(Short problem)
Exclude the pictures and reproduce the remaining data exactly as written.

(Source data)

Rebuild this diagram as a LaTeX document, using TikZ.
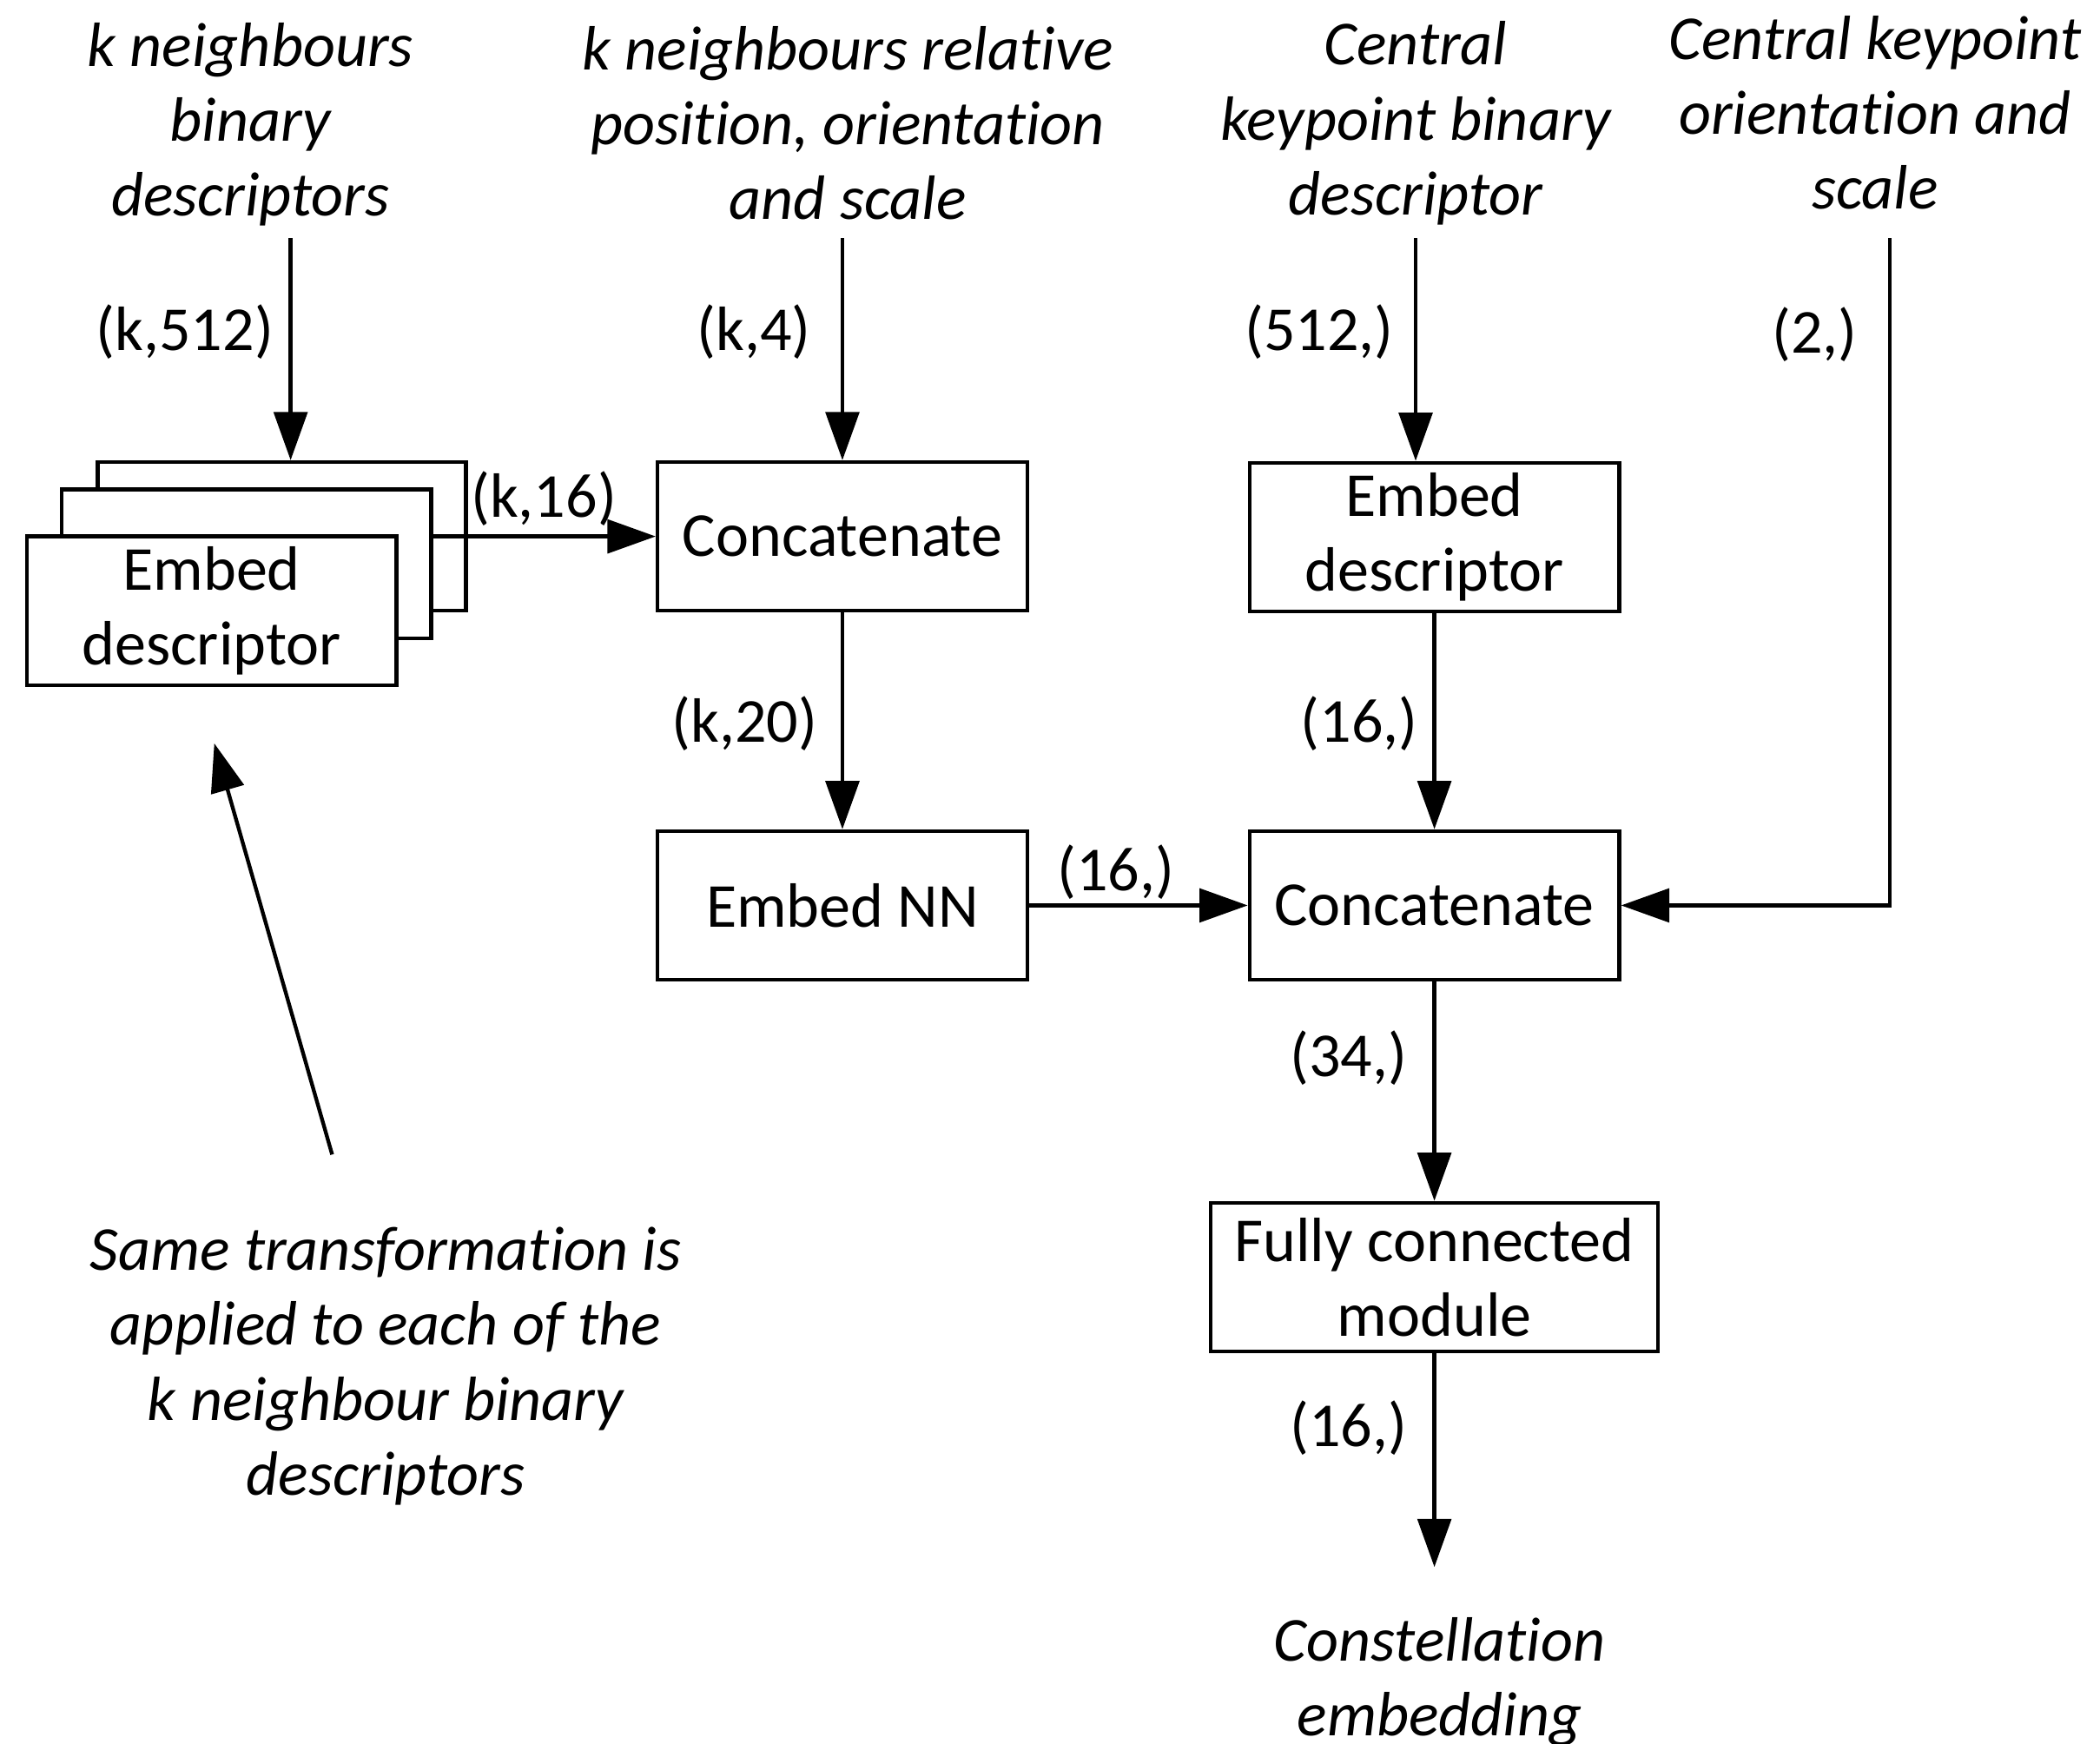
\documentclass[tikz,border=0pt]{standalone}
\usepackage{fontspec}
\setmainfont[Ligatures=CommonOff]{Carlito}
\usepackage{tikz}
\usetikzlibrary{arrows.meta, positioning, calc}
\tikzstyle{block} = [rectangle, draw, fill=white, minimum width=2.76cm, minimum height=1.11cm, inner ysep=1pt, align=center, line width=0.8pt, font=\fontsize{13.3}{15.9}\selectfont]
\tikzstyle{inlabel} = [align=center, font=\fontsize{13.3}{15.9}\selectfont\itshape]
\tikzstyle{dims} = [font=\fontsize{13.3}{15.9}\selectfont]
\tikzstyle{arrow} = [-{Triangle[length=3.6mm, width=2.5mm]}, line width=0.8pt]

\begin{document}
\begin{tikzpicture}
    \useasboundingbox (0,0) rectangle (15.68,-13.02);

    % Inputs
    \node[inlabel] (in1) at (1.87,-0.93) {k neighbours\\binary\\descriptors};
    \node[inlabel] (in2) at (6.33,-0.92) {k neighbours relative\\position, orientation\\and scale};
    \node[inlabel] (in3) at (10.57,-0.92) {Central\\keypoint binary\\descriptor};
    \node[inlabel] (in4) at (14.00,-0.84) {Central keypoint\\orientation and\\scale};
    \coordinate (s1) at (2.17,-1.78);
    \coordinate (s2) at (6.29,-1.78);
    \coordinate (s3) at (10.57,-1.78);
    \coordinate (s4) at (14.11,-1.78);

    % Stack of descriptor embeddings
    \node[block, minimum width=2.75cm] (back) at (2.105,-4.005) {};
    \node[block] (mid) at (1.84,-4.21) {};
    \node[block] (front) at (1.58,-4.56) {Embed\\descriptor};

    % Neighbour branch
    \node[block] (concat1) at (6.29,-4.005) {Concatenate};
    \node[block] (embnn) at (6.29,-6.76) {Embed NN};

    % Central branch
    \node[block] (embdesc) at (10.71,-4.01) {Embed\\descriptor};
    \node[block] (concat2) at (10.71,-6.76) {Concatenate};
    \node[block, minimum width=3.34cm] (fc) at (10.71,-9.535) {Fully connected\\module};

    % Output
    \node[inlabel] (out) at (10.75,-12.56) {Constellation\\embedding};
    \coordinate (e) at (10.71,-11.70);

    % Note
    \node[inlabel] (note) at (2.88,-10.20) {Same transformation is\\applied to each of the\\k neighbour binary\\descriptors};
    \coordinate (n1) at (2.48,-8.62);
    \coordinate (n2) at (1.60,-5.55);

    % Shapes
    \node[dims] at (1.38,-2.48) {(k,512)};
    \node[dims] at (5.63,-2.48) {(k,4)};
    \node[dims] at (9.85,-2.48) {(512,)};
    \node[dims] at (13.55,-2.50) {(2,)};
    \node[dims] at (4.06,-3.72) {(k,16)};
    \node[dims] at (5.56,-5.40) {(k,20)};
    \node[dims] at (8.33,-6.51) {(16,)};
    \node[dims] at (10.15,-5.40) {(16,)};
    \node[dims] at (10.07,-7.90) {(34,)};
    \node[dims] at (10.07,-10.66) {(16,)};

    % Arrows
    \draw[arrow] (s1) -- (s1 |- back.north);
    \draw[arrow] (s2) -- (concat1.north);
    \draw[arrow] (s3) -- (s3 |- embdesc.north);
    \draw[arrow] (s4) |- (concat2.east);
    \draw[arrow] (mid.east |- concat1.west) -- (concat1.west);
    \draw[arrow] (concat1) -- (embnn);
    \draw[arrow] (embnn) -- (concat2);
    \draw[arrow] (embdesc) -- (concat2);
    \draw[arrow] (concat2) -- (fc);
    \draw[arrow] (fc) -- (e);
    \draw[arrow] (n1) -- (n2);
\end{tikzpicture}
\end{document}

(Task solution)
Rebuild this diagram as a LaTeX document, using TikZ.
\documentclass[tikz,border=0pt]{standalone}
\usepackage{fontspec}
\setmainfont[Ligatures=CommonOff]{Carlito}
\usepackage{tikz}
\usetikzlibrary{arrows.meta, positioning, calc}
\tikzstyle{block} = [rectangle, draw, fill=white, minimum width=2.76cm, minimum height=1.11cm, inner ysep=1pt, align=center, line width=0.8pt, font=\fontsize{13.3}{15.9}\selectfont]
\tikzstyle{inlabel} = [align=center, font=\fontsize{13.3}{15.9}\selectfont\itshape]
\tikzstyle{dims} = [font=\fontsize{13.3}{15.9}\selectfont]
\tikzstyle{arrow} = [-{Triangle[length=3.6mm, width=2.5mm]}, line width=0.8pt]

\begin{document}
\begin{tikzpicture}
    \useasboundingbox (0,0) rectangle (15.68,-13.02);

    % Inputs
    \node[inlabel] (in1) at (1.87,-0.93) {k neighbours\\binary\\descriptors};
    \node[inlabel] (in2) at (6.33,-0.92) {k neighbours relative\\position, orientation\\and scale};
    \node[inlabel] (in3) at (10.57,-0.92) {Central\\keypoint binary\\descriptor};
    \node[inlabel] (in4) at (14.00,-0.84) {Central keypoint\\orientation and\\scale};
    \coordinate (s1) at (2.17,-1.78);
    \coordinate (s2) at (6.29,-1.78);
    \coordinate (s3) at (10.57,-1.78);
    \coordinate (s4) at (14.11,-1.78);

    % Stack of descriptor embeddings
    \node[block, minimum width=2.75cm] (back) at (2.105,-4.005) {};
    \node[block] (mid) at (1.84,-4.21) {};
    \node[block] (front) at (1.58,-4.56) {Embed\\descriptor};

    % Neighbour branch
    \node[block] (concat1) at (6.29,-4.005) {Concatenate};
    \node[block] (embnn) at (6.29,-6.76) {Embed NN};

    % Central branch
    \node[block] (embdesc) at (10.71,-4.01) {Embed\\descriptor};
    \node[block] (concat2) at (10.71,-6.76) {Concatenate};
    \node[block, minimum width=3.34cm] (fc) at (10.71,-9.535) {Fully connected\\module};

    % Output
    \node[inlabel] (out) at (10.75,-12.56) {Constellation\\embedding};
    \coordinate (e) at (10.71,-11.70);

    % Note
    \node[inlabel] (note) at (2.88,-10.20) {Same transformation is\\applied to each of the\\k neighbour binary\\descriptors};
    \coordinate (n1) at (2.48,-8.62);
    \coordinate (n2) at (1.60,-5.55);

    % Shapes
    \node[dims] at (1.38,-2.48) {(k,512)};
    \node[dims] at (5.63,-2.48) {(k,4)};
    \node[dims] at (9.85,-2.48) {(512,)};
    \node[dims] at (13.55,-2.50) {(2,)};
    \node[dims] at (4.06,-3.72) {(k,16)};
    \node[dims] at (5.56,-5.40) {(k,20)};
    \node[dims] at (8.33,-6.51) {(16,)};
    \node[dims] at (10.15,-5.40) {(16,)};
    \node[dims] at (10.07,-7.90) {(34,)};
    \node[dims] at (10.07,-10.66) {(16,)};

    % Arrows
    \draw[arrow] (s1) -- (s1 |- back.north);
    \draw[arrow] (s2) -- (concat1.north);
    \draw[arrow] (s3) -- (s3 |- embdesc.north);
    \draw[arrow] (s4) |- (concat2.east);
    \draw[arrow] (mid.east |- concat1.west) -- (concat1.west);
    \draw[arrow] (concat1) -- (embnn);
    \draw[arrow] (embnn) -- (concat2);
    \draw[arrow] (embdesc) -- (concat2);
    \draw[arrow] (concat2) -- (fc);
    \draw[arrow] (fc) -- (e);
    \draw[arrow] (n1) -- (n2);
\end{tikzpicture}
\end{document}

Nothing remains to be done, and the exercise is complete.